Fairfax City is holding its breath.

The big day will be sometime around Aug. 5, when officials convert downtown one-way streets to allow two-way traffic, hoping to create a pedestrian-friendly destination for shopping and dining.

City officials say the change is a necessary step in revitalizing the downtown, the part of the city that many have dreamed of turning into a sort of Old Town. They are betting that the changes will not trigger chaos or gridlock at one of Northern Virginia's major intersections, the juncture of Routes 123 (Chain Bridge Road) and 236 (Main Street).

Proprietors of some long-established businesses on Main Street, though, are livid. They say they will be checking their cash registers to gauge the effect of new traffic patterns and diminished parking.

Drivers -- about 37,000 on an average weekday -- will ultimately determine whether the changes are too confusing or time-consuming.

"We want to be known for revitalizing downtown, not for creating gridlock in Northern Virginia," said Mayor Robert F. Lederer. "If it doesn't work, that's what people are going to remember." The city can switch back to one-way traffic, he said, without prohibitive costs.

Some merchants along Main Street are certain that is the plan's fate.

"They're going to realize this is a dismal failure within weeks," said Becky Stoeckel, owner of Executive Press Inc., a printing company. She said city officials have bowed to the wishes of Trammell Crow Co., the lead developer for the Old Town Village project on North Street. She said the change comes at the expense of small businesses that have long existed with one-way traffic and nearby parking.

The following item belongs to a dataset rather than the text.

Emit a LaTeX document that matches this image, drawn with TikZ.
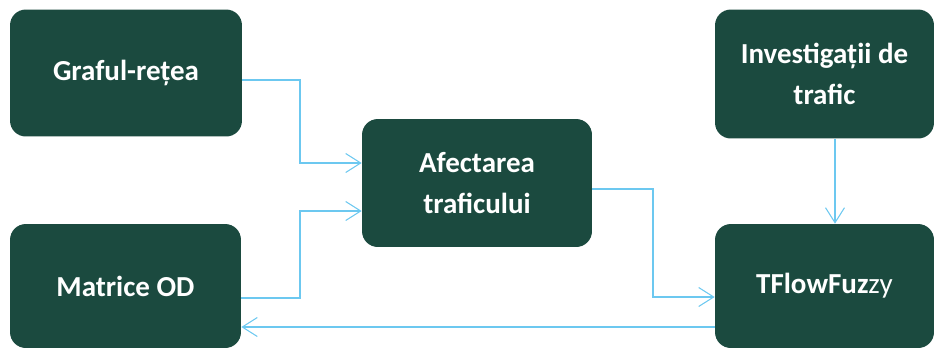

For many years, the city considered redevelopment schemes, both big and small, to revive its small downtown. Vast hotels. Multiplex movie houses. When it finally found a plan that seemed to fit -- a more modest mix of shops, restaurants, offices and apartments -- the city bought the large block bordered by Chain Bridge Road, North Street and University Drive and relocated the post office and library that had anchored the area. A new home is being built for the library .

But when prospective businesses considered the site, they noted a problem: Traffic heading south on Chain Bridge Road, from Route 50 and Interstate 66, couldn't get there. No left turns were allowed on North Street, forcing drivers to circle several blocks.

Main Street and North Street were converted to one-way streets in 1972, enabling east- and westbound traffic to flow more easily through the city, in essentially the geographic center of Fairfax County. And it does flow.

But flow doesn't necessarily mean stopping and shopping, said Steve Shelesky, managing director of development and investment for Trammell Crow.